Two-phase orthodontic treatment is a specialized process that combines teeth straightening as well as physical, facial changes. Two-phase treatments maximize the opportunity to accomplish a healthy, functional, and aesthetically pleasing smile that will remain stable throughout your child’s life.
If completed early enough, two-phase treatment can avoid the need for more invasive treatment later in life. Early treatment may prevent the removal of permanent teeth too, and the need for surgical procedures to realign the jaws.
Phase-one treatment helps the jaw develop in a way that accommodates all of their permanent teeth and their upper and lower jaws. Children as young as six can exhibit early signs of jaw problems as they grow and develop. An upper jaw that grows too quickly or narrowly can be spotted at an early age, so proper orthodontics can intervene. Children over the age of six that exhibit this jaw discrepancy are candidates for early orthodontic treatment. Children around the age of eight with crowded front teeth can also benefit from early treatment.
Orthodontic records will be necessary to determine the type of appliances to be used, the duration of treatment time, and the frequency of visits. Records consist of models of the teeth, X-rays, and photographs. During your child’s initial consultation, Dr. Lewis will take records to determine if early treatment is necessary.
During the resting period, the remaining permanent teeth are left alone to erupt. A successful first phase will have created sufficient room for permanent teeth to find an eruption path. It is best to allow the existing permanent teeth some freedom of movement; otherwise, they may become impacted or severely displaced.
At the end of the first phase, teeth are not in their final positions. This will be determined and accomplished in the second phase of treatment. Selective removal of certain primary (baby) teeth may be in the best interest of enhancing eruption during this resting phase. Therefore, periodic recall appointments for monitoring are necessary, usually on a six-month basis.

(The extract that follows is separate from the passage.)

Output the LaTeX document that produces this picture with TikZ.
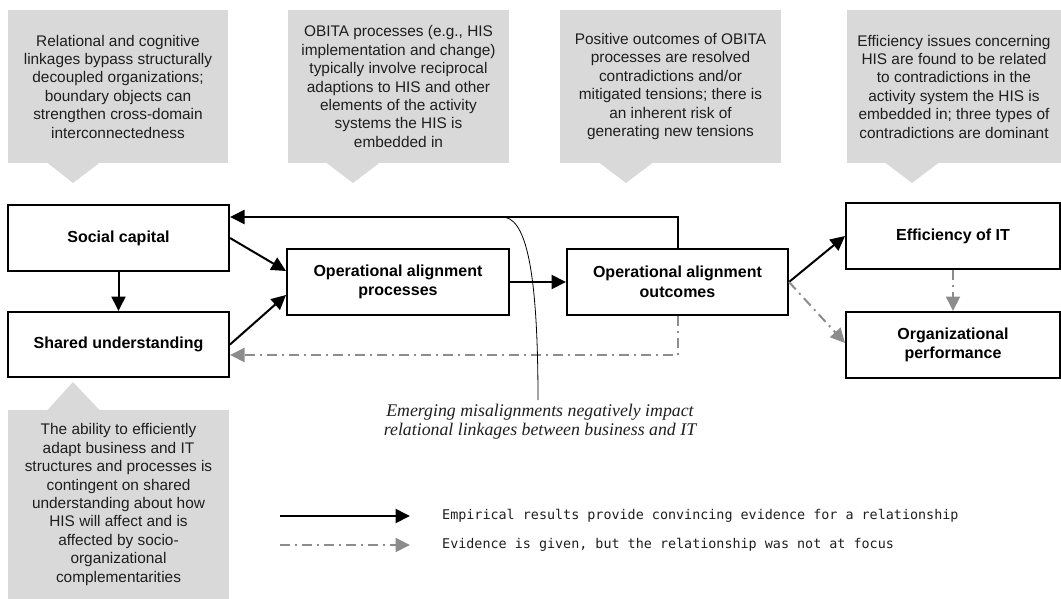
\documentclass[tikz,border=0pt]{standalone}
\usepackage{fontspec}
\setmainfont{Liberation Sans}
\newfontfamily\legendmono{DejaVu Sans Mono}
\newfontfamily\noteserif{Liberation Serif}
\usetikzlibrary{arrows.meta}
\definecolor{calloutgray}{HTML}{D9D9D9}
\definecolor{linkgray}{HTML}{8C8C8C}
\definecolor{inktext}{HTML}{1E1E1E}

\begin{document}
\begin{tikzpicture}[x=1pt,y=-1pt,
  callout/.style={fill=calloutgray, inner sep=0pt, align=center, text=inktext,
    font=\fontsize{15.4}{18.4}\selectfont},
  concept/.style={draw=black, line width=2pt, fill=white, align=center, inner sep=0pt,
    font=\bfseries\fontsize{16}{19.5}\selectfont},
  strong/.style={draw=black, line width=2pt, -{Triangle[length=14.5pt,width=14pt]}},
  weak/.style={draw=linkgray, line width=2pt, dash pattern=on 10pt off 5pt on 2pt off 5pt,
    -{Triangle[length=14.5pt,width=14pt]}},
  legendtext/.style={anchor=west, inner sep=0pt, text=inktext,
    font=\legendmono\fontsize{13.4}{16}\selectfont},
]
\useasboundingbox (0,0) rectangle (1061,599);

% ---- explanatory callouts ----
\node[callout, minimum width=220pt, minimum height=153pt] (c1) at (118,86.5)
  {Relational and cognitive\\linkages bypass structurally\\decoupled organizations;\\boundary objects can\\strengthen cross-domain\\interconnectedness};
\fill[calloutgray] (47,162.5) -- (73,183) -- (100,162.5) -- cycle;

\node[callout, minimum width=221pt, minimum height=153pt] (c2) at (398.5,86.5)
  {OBITA processes (e.g., HIS\\implementation and change)\\typically involve reciprocal\\adaptions to HIS and other\\elements of the activity\\systems the HIS is\\embedded in};
\fill[calloutgray] (326,162.5) -- (353,183) -- (380,162.5) -- cycle;

\node[callout, minimum width=221pt, minimum height=153pt] (c3) at (670.5,86.5)
  {Positive outcomes of OBITA\\processes are resolved\\contradictions and/or\\mitigated tensions; there is\\an inherent risk of\\generating new tensions};
\fill[calloutgray] (599,162.5) -- (626,183) -- (653,162.5) -- cycle;

\node[callout, minimum width=214pt, minimum height=153pt] (c4) at (954,86.5)
  {Efficiency issues concerning\\HIS are found to be related\\to contradictions in the\\activity system the HIS is\\embedded in; three types of\\contradictions are dominant};
\fill[calloutgray] (885,162.5) -- (912,183) -- (939,162.5) -- cycle;

\node[callout, minimum width=221pt, minimum height=189pt] (c5) at (118.5,504.5)
  {The ability to efficiently\\adapt business and IT\\structures and processes is\\contingent on shared\\understanding about how\\HIS will affect and is\\affected by socio-\\organizational\\complementarities};
\fill[calloutgray] (47,410.5) -- (73,382) -- (100,410.5) -- cycle;

% ---- concepts ----
\node[concept, minimum width=221pt, minimum height=66pt] (sc) at (118.5,238) {Social capital};
\node[concept, minimum width=221pt, minimum height=65pt] (su) at (118.5,344.5) {Shared understanding};
\node[concept, minimum width=222pt, minimum height=66pt] (oap) at (398,282) {Operational alignment\\processes};
\node[concept, minimum width=221pt, minimum height=66pt] (oao) at (677.5,282) {Operational alignment\\outcomes};
\node[concept, minimum width=214pt, minimum height=66pt] (eff) at (953,236) {Efficiency of IT};
\node[concept, minimum width=214pt, minimum height=66pt] (op) at (953,345) {Organizational\\performance};

% ---- relationships ----
\draw[strong] (sc.south) -- (su.north);
\draw[strong] (sc.east) -- ([yshift=11pt]oap.west);
\draw[strong] (su.east) -- ([yshift=-13pt]oap.west);
\draw[strong] (oap.east) -- (oao.west);
\draw[strong] (oao.east) -- (eff.west);
\draw[weak] (oao.east) -- ([yshift=2pt]op.west);
\draw[weak] (eff.south) -- (op.north);
\draw[strong] (oao.north) |- ([yshift=21pt]sc.east);
\draw[weak] (oao.south) |- ([yshift=-10.5pt]su.east);

% ---- annotation of the feedback loop ----
\coordinate (loop) at (502,217);
\node[anchor=north, inner sep=0pt, align=center, text=inktext,
  font=\noteserif\itshape\fontsize{17.8}{19}\selectfont] (note) at (540,404)
  {Emerging misalignments negatively impact\\relational linkages between business and IT};
\draw[line width=0.8pt] (loop) .. controls (524,217) and (538,260) .. ([xshift=-2pt,yshift=4pt]note.north);

% ---- legend ----
\coordinate (ls1) at (280,516);
\coordinate (le1) at (410,516);
\coordinate (ls2) at (280,545);
\coordinate (le2) at (410,545);
\draw[strong] (ls1) -- (le1);
\draw[weak] (ls2) -- (le2);
\node[legendtext] (lt1) at (442,516) {Empirical results provide convincing evidence for a relationship};
\node[legendtext] (lt2) at (442,545) {Evidence is given, but the relationship was not at focus};
\end{tikzpicture}
\end{document}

The second phase of treatment ensures that each tooth has an exact location in the mouth that is optimal for the lips, cheeks, tongue, and other teeth. Once properly set, the teeth will function together properly. Phase two usually involves full upper and lower braces.
During the first phase, orthodontic records, a diagnosis, and treatment plan were established. Certain types of appliances were used in the first phase to correct and realign the teeth and jaw. The second phase begins when all permanent teeth have erupted, and usually requires braces on all the teeth for an average of 24 months. Retainers are worn after this phase to ensure your child retains their beautiful smile.